Le Goût de la cerise, d’Abbas Kiarostami (1997)
Palme d’or au Festival de Cannes, cette quête morbide d’un quarantenaire au volant d’un 4x4, cherchant quelqu’un qui accepterait de l’enterrer après son suicide, est en réalité un prétexte pour filmer une galerie de personnages divers, représentant l’Iran. Chaque passager du 4x4 en question offre des séquences de dialogues intenses, aux contours philosophiques. Le protagoniste, M. Badii (Homayoun Ershadi), est rarement représenté sur le même plan que la personne à laquelle il parle.
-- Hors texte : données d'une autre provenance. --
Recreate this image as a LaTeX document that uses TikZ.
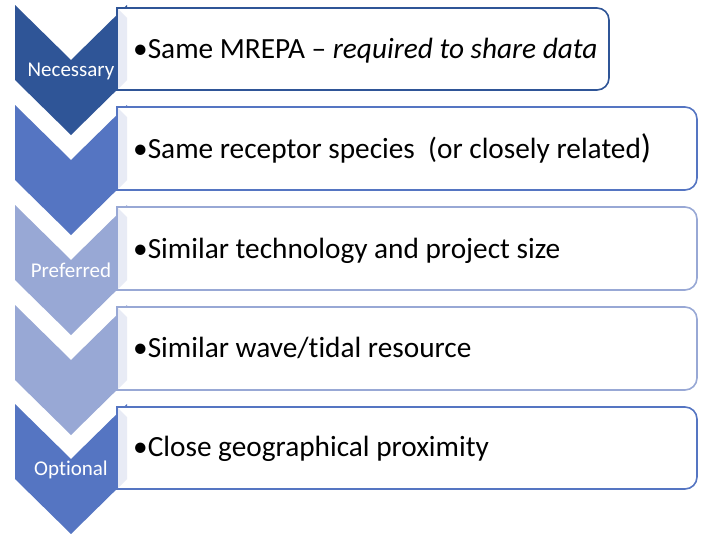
\documentclass[tikz,border=0pt]{standalone}
\usepackage{fontspec}
\setmainfont{Carlito}[Ligatures=CommonOff]
\definecolor{cA}{HTML}{2F5597}
\definecolor{cB}{HTML}{5575C2}
\definecolor{cC}{HTML}{98A8D5}
\definecolor{strip}{HTML}{E8EBF5}
\begin{document}
\begin{tikzpicture}[x=1pt,y=-1pt,
  chev/.style={fill=#1,draw=none},
  listbox/.style={draw=#1,line width=1.6pt,fill=white},
  itemtext/.style={anchor=base west,inner sep=0pt,font=\fontsize{29.3}{32}\selectfont,text=black},
  lvl/.style={inner sep=0pt,font=\fontsize{21}{23}\selectfont,text=white}]
\useasboundingbox (0,0) rectangle (704,533);
% chevrons
\foreach \y/\c in {5/cA,105/cB,205/cC,305/cC,404/cB}{
  \fill[chev=\c] (15,\y) -- (71,\y+55) -- (127,\y) -- (127,\y+75) -- (71,\y+130) -- (15,\y+75) -- cycle;
}
% boxes
\foreach \t/\b/\r/\c in {8/90/609/cA,107/190/697/cB,207/290/697/cC,307/390/697/cC,407/489/697/cB}{
  \draw[listbox=\c] (117,\t) -- (\r-12,\t) arc[start angle=90,end angle=0,radius=12pt] -- (\r,\b-12) arc[start angle=0,end angle=-90,radius=12pt] -- (117,\b) -- cycle;
  \fill[strip] (118,\t+1) -- (127,\t+10) -- (127,\b-10) -- (118,\b-1) -- cycle;
}
% item texts
\node[itemtext] (t1) at (133,58) {•Same MREPA – \textit{required to share data}};
\node[itemtext] (t2) at (133,158) {•Same receptor species\ \ (or closely related{\fontsize{34}{34}\selectfont)}};
\node[itemtext] (t3) at (133,258) {•Similar technology and project size};
\node[itemtext] (t4) at (133,357) {•Similar wave/tidal resource};
\node[itemtext] (t5) at (133,456) {•Close geographical proximity};
% level labels
\node[lvl] (l1) at (71,71) {Necessary};
\node[lvl] (l2) at (71,270) {Preferred};
\node[lvl] (l3) at (71,470) {Optional};
\end{tikzpicture}
\end{document}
Essentiellement parce que, pendant le tournage, le cinéaste était assis à la place du passager pour filmer. Censuré dans son pays, ce drame minimaliste évoque frontalement le tabou du suicide, formellement interdit en Iran.
Thelma et Louise, de Ridley Scott (1991)
Le film de cavale par excellence et l’un des road-movies cultes du 7 e art. Accusée de véhiculer une mauvaise image de la femme à sa sortie, en 1991, cette fuite vers la liberté de deux amies (Geena Davis et Susan Sarandon) usées par leur vie en Arkansas est devenue avec le temps un emblème du féminisme, tout en offrant à Brad Pitt son premier rôle significatif. Filmant entre la Californie et l’Utah, sur la route du Grand Canyon, le cinéaste britannique signe une ode aux grands espaces américains, où la Ford Thunderbird 1966 décapotable de Louise fait office de troisième protagoniste. Cinq ou six véhicules identiques ont été nécessaires pour le tournage : une voiture principale, une de réserve, une voiture «?travelling?», et plusieurs voitures de cascades. Scott a peu filmé à l’intérieur du véhicule en mouvement, c’est cependant le cas quand Thelma (Geena Davies) discute avec J.D. (Brad Pitt) sur la banquette arrière. Au volant, Susan Sarandon devait conduire au milieu de la véritable circulation, tandis que se jouait la séquence à côté d’elle.